Пересказывать или записывать её рассказы – невозможно. Они неуловимы. Попытаюсь записать для памяти лишь немногое из того, что обрушилось на нас в эти четыре дня[57].
– Ну, что я могу написать? Вы ждёте от меня чего-то необыкновенного. Я не могу писать. Сколько раз я садилась и начинала: «Здравствуйте, мои девчушки-мартышки!» – И всё, и опять: «Мои девчушки-мартышки». – А что дальше? Вы же ждёте от меня чего-то необыкновенного.
– Да, что Вы, Зэмэшка. Ну, напишите хоть что-нибудь, что Вы жива и здорова.
– Ну, что я здорова, вы и так знаете. Я часто пишу письма вам, но никогда не отправляю.
У Зэмэшки есть целая папка – «неотправленные письма».
– Вот приедете и разберёте, – часто говорит она.
– Когда я начинаю вам писать, то всегда думаю: вот приедут, я им всё расскажу.
(Наш разговор с ЗэМэ постепенно превращался в устный ответ на наше письмо о Театре, в котором мы, продемонстрировав свою начитанность, процитировали фрагменты текстов всех теоретиков театра, начиная от Аристотеля, и назадавали множество вопросов в надежде на ответ ЗэМэ.
Вот фрагмент письма:
«…театр по природе своей двулик, театр – чудовище, ломающее и корёжащее людей. Но не только людей, но, наверное, саму сущность искусства. Ведь любое произведение искусства – это поступок его создателя. Спектакль всегда рассказ о том, как его ставили. А что доброго может быть в спектакле, который состоит сплошь из актёрских самолюбий, склок и борьбы за роли? И борьбы этой театру не избежать, просто по-человечески, когда есть тридцать три нарцисса, главреж, а во главе всего – план и администрация.
Бог и царь театра – личность, личность-диктатор, со свойственными ей эгоизмом и самолюбованием, позволяющими порвать со всеми мирскими условностями. А иначе, где взять силы выйти на сцену, как на лобное место, исповедуясь перед всем честным народом. В этом какая-то непомерная гордыня, что-то сверхчеловеческое, презрение ко всему миру…»).

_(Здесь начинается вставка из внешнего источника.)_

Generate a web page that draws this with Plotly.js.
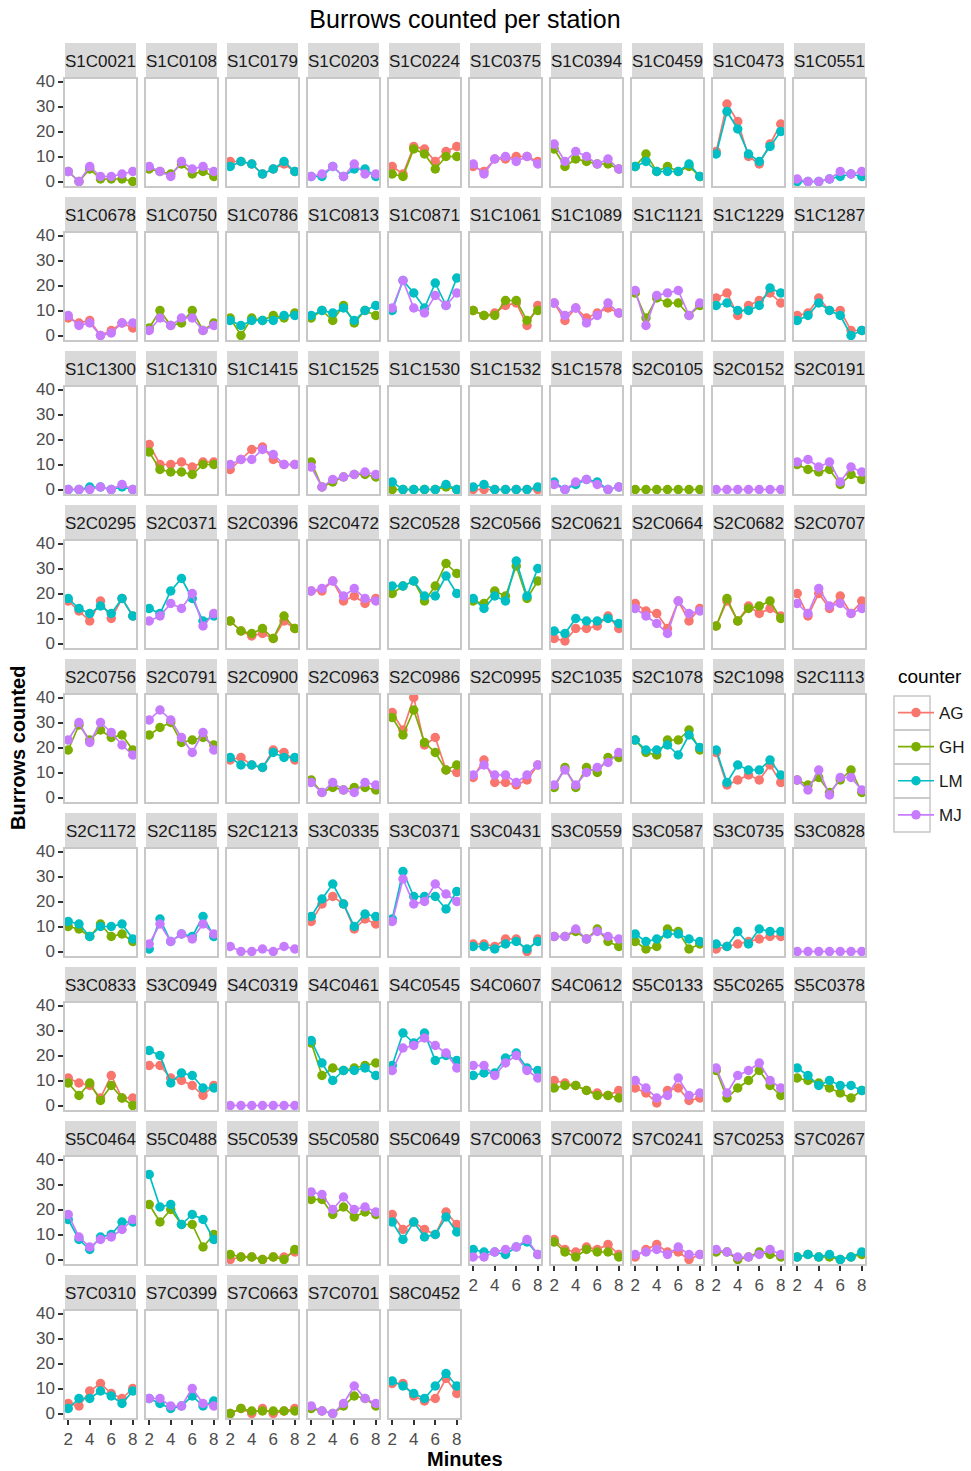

– Как я играю? Я живу. Здесь я только готовлюсь к той жизни,
на сцене. Здесь только готовлюсь, а там – живу. Лицедейство, игра! В это я не верю, это только так, для интеллигенции. Вы знаете, я люблю брать концерты. Выступать в каком-нибудь парке, общежитии завода. Там бывает такая публика! Вот есть у нас парк имени Кирова. Там такие парни, девицы, все разукрашенные. Визжат, щиплются на концерте, пользуются друг другом. А потом чувствуешь: прошибает их, слушать начинают. Этой зимой выступала в общежитии Балтийского завода, в женском общежитии, там в это время карантин был, никого не пускали. Поднимаюсь по лестнице, мне навстречу размалёванные девицы, растерзанные, полуодетые. И одна, показывая на меня: А эта б…..к кому пришла? – Собрали их всех на концерт. Я стала читать. И смотрю, у одной из них, у самой размалёванной, слёзы чёрные потекли. Вот ради этого стоит работать. Вот для таких я играю. А лицедейство? Может быть. Но я этого не понимаю. Это только для интеллигенции.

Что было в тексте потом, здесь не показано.